Build a movement that will make the Left as coherent and impactful force as the Right was from Reagan through Bush. That is the shining goal of Bernie’s Revolution.
Yes ! It’s been a while since you written a commentary I so enthusiastically agree with…. thanks for putting it so well.
I’m sure I must have offended SOMEbody.
Bernice needs to it his name on the ballot as an independent. He needs to stop Hilary from running.she is not fit to run our country. He has a following why not. Pick it up and continue on. Leave Hilary behind. Focus on himself.
I have always wondered what the difference was between Kucinich and Bernie, the former flailing at the bottom of the primaries, while Bernie fought to what would have been a win under fairer conduct.
“Because nobody’s more capable of generating destructive internal strife than the American left.”
Good point, and one which those of us on the left should understand and try to stop before it stops us.
Yeah, sure, the reichwing built a party out of the ruins of Goldwater that looks more enduring than, say, SDS or the Yippies, at least as a political machine.(Nothing like billions of dollars from shadowy plutocrats to build a juggernaut, something lefties have never actually, y’know, had at their disposal) I’d argue the high-tide line was Reagan, and that gleaming robot of a thousand years’ lifespan has been crapping out for thirty years, forced to resort to outright criminality, phony outrage generation, and catering to the worst elements in the American polity to survive at all. From a cultural-movement standpoint, Braudel’s longue duree view of history would posit that the hippies, with their health-food, laissez faire hedonism and ecology, have actually changed current culture far more than mere political advantage would indicate. Of course, the dinosaurs aren’t giving up gracefully.

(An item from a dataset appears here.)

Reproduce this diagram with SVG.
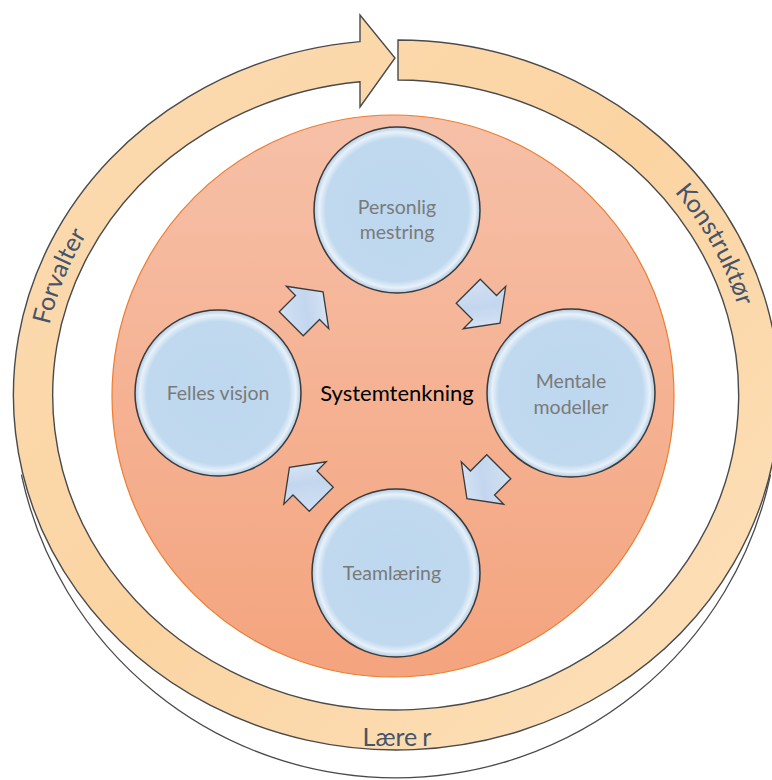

Not sure those quitting are quitting the movement, though. In fact I doubt they are. There is more then one show in town, after all.
Look at your demographics. Many, many hippies became Reaganites and fueled the Reagan Era. The same for trade labor unions. The fault is not in our stars, but in ourselves.
There are fundamentalists on the left and the right. They are a destructive force, self-righteously serving their higher-than-doable causes. Willing to go down in self-righteous flames. They could never run anything, because running something means getting to yes and getting to yes means compromise. I grew up among fundamentalists, and they all think in black and white, in straight lines and 90 degree corners. They do not suffer ambiguity, because it challenges their certainty. Of course, it is also where most of life is lived for most people.